◆ **Task**
Both the line containing "Reproduce this chart with React, TypeScript" and the line containing "const trafficY = [34.2, 35.1, 37.3, 42.1, 46.1, 48.7, 50.9];" are part of the range to copy, along with every line between them. Copy it exactly and leave out the pictures.

[begin Material provided]

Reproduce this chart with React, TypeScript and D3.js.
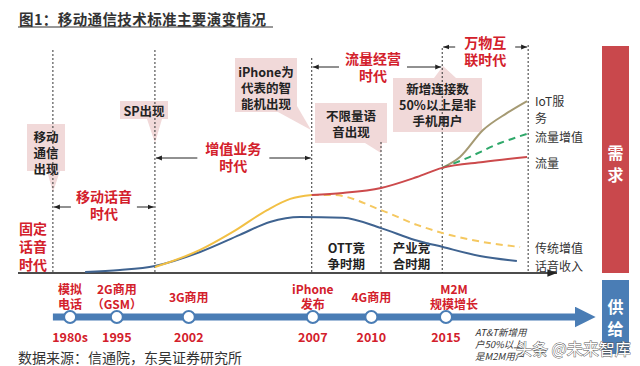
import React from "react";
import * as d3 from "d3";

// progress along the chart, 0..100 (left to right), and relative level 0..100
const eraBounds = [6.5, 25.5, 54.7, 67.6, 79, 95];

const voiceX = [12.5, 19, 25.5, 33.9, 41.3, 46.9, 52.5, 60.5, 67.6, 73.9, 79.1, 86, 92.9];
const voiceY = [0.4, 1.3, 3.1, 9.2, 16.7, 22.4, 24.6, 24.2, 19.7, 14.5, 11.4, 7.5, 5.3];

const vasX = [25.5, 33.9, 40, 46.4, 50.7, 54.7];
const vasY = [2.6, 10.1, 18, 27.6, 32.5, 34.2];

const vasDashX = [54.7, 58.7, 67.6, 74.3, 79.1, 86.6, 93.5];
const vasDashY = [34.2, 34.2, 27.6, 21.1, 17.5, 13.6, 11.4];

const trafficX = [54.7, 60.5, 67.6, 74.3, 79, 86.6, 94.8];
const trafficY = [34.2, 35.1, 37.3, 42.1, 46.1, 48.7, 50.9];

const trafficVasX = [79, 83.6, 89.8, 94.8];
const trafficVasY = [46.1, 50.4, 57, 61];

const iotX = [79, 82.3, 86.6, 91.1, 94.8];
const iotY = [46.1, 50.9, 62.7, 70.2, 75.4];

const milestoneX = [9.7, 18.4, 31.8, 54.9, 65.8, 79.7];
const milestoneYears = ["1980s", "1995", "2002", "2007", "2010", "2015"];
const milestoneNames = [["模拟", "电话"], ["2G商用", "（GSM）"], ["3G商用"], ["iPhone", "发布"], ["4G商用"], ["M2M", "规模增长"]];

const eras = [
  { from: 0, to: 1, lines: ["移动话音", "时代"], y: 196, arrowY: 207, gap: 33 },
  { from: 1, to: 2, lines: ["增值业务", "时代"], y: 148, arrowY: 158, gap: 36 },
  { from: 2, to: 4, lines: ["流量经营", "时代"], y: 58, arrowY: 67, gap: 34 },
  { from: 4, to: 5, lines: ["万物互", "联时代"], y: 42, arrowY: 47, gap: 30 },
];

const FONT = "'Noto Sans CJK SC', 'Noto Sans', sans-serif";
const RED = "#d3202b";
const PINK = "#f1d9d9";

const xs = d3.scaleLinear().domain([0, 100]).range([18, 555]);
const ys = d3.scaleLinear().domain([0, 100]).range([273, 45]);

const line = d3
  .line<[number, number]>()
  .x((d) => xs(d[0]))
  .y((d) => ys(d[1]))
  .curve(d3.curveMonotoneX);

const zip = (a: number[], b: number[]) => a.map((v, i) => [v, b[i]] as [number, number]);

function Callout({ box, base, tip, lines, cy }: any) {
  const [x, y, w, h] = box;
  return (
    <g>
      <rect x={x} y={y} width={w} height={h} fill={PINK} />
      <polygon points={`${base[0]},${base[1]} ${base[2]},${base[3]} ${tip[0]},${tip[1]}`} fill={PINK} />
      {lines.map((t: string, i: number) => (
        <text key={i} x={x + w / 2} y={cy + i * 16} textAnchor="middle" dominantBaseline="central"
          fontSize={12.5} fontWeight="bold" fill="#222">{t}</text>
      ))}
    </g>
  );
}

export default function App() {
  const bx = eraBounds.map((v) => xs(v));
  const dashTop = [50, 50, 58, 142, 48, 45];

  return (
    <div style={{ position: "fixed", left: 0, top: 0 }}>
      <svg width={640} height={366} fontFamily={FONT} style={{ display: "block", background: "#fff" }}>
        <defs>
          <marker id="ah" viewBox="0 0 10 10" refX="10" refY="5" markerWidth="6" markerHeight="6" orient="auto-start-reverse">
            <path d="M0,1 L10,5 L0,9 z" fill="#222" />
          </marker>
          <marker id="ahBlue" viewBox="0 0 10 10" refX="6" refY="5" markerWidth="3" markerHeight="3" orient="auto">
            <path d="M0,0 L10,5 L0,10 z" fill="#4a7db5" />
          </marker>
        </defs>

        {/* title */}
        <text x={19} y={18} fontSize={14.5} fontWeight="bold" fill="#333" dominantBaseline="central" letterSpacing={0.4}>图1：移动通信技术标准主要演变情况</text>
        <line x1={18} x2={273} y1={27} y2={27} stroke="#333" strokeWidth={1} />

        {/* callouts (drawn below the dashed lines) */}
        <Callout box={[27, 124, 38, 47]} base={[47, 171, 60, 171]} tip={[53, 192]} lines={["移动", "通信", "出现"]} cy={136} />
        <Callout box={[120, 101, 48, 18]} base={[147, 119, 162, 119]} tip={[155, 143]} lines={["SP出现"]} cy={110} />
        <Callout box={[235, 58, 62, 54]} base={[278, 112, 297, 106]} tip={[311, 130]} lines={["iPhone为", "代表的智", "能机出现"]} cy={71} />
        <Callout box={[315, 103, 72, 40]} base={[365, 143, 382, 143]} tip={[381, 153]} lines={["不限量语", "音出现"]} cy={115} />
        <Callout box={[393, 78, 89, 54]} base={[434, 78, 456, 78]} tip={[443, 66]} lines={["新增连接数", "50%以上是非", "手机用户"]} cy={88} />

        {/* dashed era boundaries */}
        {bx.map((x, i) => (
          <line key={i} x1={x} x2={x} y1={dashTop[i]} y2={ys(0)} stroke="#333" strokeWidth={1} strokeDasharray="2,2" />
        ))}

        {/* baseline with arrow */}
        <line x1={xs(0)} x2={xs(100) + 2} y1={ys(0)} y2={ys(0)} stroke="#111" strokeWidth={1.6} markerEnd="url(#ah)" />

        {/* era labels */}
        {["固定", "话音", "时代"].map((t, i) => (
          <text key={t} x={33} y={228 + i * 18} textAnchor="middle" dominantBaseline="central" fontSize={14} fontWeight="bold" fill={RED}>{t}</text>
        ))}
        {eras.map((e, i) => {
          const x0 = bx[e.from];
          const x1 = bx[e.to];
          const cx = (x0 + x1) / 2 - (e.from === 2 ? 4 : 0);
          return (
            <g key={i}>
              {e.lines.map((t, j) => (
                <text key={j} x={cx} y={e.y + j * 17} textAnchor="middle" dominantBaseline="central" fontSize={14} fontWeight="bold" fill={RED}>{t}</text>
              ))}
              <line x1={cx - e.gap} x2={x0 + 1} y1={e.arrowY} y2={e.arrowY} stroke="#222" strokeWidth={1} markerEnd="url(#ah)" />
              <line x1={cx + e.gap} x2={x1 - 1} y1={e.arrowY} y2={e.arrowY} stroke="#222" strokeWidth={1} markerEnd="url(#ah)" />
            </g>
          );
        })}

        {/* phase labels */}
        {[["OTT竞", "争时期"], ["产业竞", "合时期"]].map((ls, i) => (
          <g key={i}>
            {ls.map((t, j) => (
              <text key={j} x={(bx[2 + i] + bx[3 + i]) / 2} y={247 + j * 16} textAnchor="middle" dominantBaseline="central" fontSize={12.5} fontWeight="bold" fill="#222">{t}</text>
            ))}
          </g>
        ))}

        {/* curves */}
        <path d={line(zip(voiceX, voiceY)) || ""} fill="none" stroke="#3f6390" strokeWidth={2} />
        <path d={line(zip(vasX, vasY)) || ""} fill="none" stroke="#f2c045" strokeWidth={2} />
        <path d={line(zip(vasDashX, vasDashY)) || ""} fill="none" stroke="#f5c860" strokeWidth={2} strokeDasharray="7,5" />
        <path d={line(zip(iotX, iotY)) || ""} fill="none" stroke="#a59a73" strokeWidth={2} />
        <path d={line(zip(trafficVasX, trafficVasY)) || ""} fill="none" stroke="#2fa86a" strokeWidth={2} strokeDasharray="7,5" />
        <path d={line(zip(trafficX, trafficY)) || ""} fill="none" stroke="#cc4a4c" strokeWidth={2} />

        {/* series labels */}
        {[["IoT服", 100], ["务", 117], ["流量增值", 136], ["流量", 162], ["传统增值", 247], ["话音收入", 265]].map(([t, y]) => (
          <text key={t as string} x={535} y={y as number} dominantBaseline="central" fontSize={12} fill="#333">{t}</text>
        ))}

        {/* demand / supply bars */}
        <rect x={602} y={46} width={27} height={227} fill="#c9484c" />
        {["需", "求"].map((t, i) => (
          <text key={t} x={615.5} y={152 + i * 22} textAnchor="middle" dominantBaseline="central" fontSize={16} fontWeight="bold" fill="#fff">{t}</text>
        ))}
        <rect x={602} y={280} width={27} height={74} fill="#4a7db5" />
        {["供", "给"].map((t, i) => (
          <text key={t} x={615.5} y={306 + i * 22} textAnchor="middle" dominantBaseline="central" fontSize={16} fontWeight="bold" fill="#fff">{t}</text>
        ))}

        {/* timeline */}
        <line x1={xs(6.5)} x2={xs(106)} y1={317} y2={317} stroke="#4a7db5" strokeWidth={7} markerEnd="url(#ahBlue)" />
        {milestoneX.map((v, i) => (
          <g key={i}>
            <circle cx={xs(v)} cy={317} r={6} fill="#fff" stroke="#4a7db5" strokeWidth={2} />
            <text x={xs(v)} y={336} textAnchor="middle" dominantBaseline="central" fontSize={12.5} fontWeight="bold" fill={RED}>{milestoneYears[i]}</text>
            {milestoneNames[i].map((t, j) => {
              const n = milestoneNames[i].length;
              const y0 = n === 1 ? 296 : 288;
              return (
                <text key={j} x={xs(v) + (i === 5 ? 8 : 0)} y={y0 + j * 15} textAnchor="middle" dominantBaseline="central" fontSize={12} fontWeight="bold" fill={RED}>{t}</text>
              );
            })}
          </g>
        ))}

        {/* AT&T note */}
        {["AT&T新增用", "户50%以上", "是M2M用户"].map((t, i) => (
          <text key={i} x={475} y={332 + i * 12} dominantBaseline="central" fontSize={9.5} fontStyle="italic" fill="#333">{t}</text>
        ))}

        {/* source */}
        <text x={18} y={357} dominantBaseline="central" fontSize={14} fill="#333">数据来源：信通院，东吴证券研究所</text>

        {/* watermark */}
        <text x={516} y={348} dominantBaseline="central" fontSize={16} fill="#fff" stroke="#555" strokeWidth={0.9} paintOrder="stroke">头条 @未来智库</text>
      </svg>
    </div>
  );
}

[end Material provided]
[begin Material provided]

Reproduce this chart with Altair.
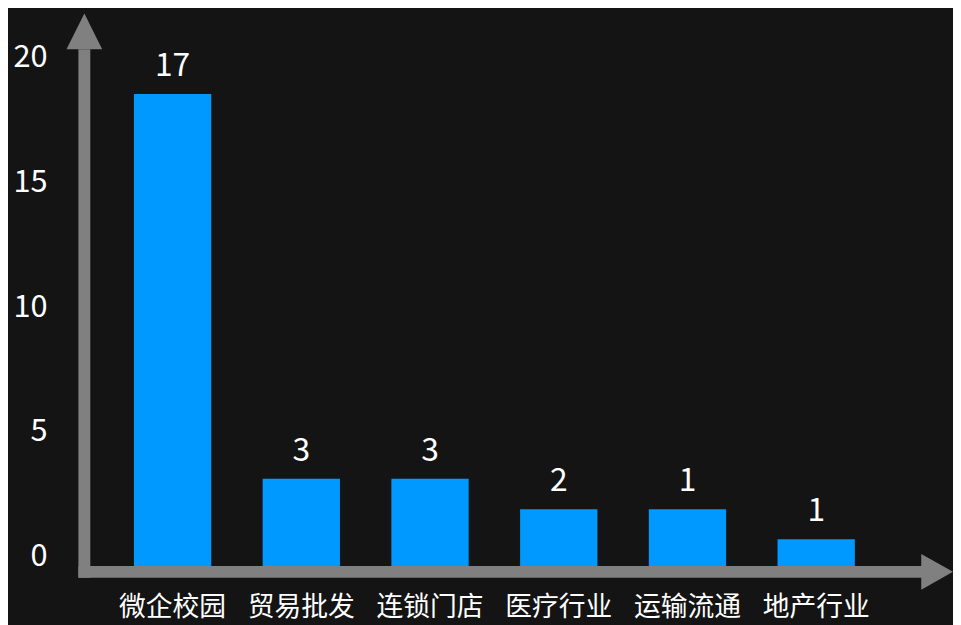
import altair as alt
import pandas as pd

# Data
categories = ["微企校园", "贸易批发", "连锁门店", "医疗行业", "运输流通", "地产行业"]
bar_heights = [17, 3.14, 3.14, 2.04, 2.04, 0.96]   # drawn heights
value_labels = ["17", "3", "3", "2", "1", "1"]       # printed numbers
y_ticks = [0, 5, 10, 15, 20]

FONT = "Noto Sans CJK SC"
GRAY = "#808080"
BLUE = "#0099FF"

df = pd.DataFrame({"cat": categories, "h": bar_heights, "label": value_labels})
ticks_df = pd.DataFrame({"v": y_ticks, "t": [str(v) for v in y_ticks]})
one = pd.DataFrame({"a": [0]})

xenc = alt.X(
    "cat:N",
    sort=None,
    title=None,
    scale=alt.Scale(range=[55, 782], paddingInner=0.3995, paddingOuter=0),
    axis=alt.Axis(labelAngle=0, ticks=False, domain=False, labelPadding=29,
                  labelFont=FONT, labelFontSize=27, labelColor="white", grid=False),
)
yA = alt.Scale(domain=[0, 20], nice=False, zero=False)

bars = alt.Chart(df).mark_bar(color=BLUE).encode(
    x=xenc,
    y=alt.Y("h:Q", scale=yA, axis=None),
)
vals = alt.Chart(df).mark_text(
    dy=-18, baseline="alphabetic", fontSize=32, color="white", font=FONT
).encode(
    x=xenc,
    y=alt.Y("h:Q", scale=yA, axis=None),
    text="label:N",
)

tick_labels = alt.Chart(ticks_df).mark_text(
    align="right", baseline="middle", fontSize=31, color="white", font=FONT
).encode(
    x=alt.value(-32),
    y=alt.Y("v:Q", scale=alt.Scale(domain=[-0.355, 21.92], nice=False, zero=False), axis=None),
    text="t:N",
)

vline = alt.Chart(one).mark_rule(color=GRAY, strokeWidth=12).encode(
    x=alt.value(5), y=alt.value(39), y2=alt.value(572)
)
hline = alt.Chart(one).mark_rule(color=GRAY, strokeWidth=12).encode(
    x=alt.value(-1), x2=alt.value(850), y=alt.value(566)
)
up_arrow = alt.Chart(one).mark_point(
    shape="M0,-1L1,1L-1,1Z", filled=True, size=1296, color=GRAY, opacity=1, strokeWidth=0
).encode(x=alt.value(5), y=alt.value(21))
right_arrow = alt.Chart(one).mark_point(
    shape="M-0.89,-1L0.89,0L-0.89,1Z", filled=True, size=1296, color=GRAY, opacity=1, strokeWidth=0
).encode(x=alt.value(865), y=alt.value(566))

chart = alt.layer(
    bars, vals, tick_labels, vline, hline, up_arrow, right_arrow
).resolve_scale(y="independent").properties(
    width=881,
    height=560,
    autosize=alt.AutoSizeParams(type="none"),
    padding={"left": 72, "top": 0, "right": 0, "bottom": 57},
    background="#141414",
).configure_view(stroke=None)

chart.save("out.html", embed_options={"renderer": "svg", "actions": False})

[end Material provided]

◆ **Result of this task**
Reproduce this chart with React, TypeScript and D3.js.
import React from "react";
import * as d3 from "d3";

// progress along the chart, 0..100 (left to right), and relative level 0..100
const eraBounds = [6.5, 25.5, 54.7, 67.6, 79, 95];

const voiceX = [12.5, 19, 25.5, 33.9, 41.3, 46.9, 52.5, 60.5, 67.6, 73.9, 79.1, 86, 92.9];
const voiceY = [0.4, 1.3, 3.1, 9.2, 16.7, 22.4, 24.6, 24.2, 19.7, 14.5, 11.4, 7.5, 5.3];

const vasX = [25.5, 33.9, 40, 46.4, 50.7, 54.7];
const vasY = [2.6, 10.1, 18, 27.6, 32.5, 34.2];

const vasDashX = [54.7, 58.7, 67.6, 74.3, 79.1, 86.6, 93.5];
const vasDashY = [34.2, 34.2, 27.6, 21.1, 17.5, 13.6, 11.4];

const trafficX = [54.7, 60.5, 67.6, 74.3, 79, 86.6, 94.8];
const trafficY = [34.2, 35.1, 37.3, 42.1, 46.1, 48.7, 50.9];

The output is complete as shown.